Start 01.10.2020 End 30.09.2023
Funding source: BMBF
The aim in ViPro is to take into account the interactions of the sub-processes and to influence subsequent processes accordingly in order to view and optimize the process chain in its entirety. For this purpose, a virtual production system is established that can be controlled by means of a cross-process production control system. This enables optimization approaches to be tested in virtual space in a realistic and low-risk manner. The results can then be transferred to the real processes. Furthermore, it is necessary to link the sub-processes by means of uniform interfaces. The tested approaches can then be finally transferred to the linked sub-processes and enable production while taking interactions into account. These goals result in different work contents, which are worked on in the context of the project in co-operation with three other institutes.
First of all, a virtual production system is being set up that models the process steps of coating, assembly, electrolyte filling and formation. The basis for this is formed by uniform interfaces for data transmission and a model standard. Furthermore, a standard for communication and interfaces between the machines is being developed. This will also make it possible to read out data that can then be stored in a database. With the help of the central database system, process data can be accessed from any location. This also makes it possible to link battery production sub-processes across different locations. The last work area of the project relates to an operations control system that enables cross-process production control. To this end, a cross-process production control system is being developed that uses machine learning methods to identify cause-effect relationships and to select optimal process parameters that take into account intermediate product properties and interactions. The cross-process control system is validated using the developed models. The operations control system then links the cross-process control with data acquisition and process visualization and monitoring.

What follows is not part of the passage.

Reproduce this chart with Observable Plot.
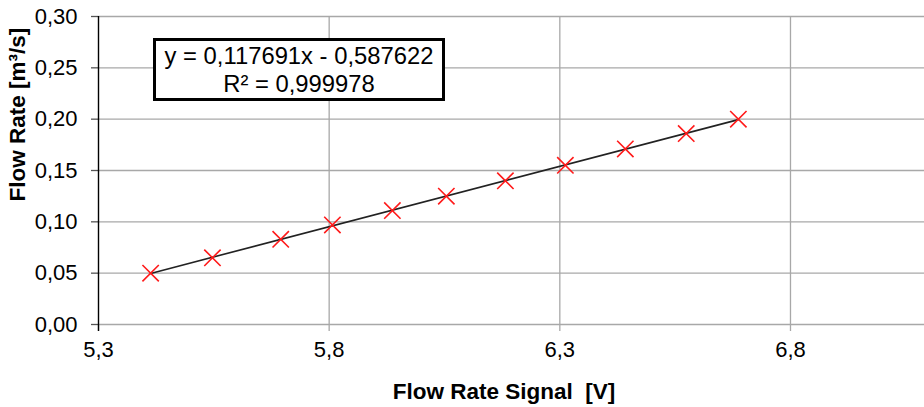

Within the framework of ViPro, the IWF is particularly involved in the development of the operations control system, which also includes the human-machine interface (sustainable production and life cycle engineering). The cross-process production control system coupled with the operations control system is also being developed at the IWF. In addition, knowledge about the process of electrolyte filling is contributed here to achieve the goal (production technologies and process automation). This will make a significant contribution to increasing the quality of the battery cells and reducing production waste by quantifying the interactions and the associated adjustment of the process parameters via the control system and the operations control system.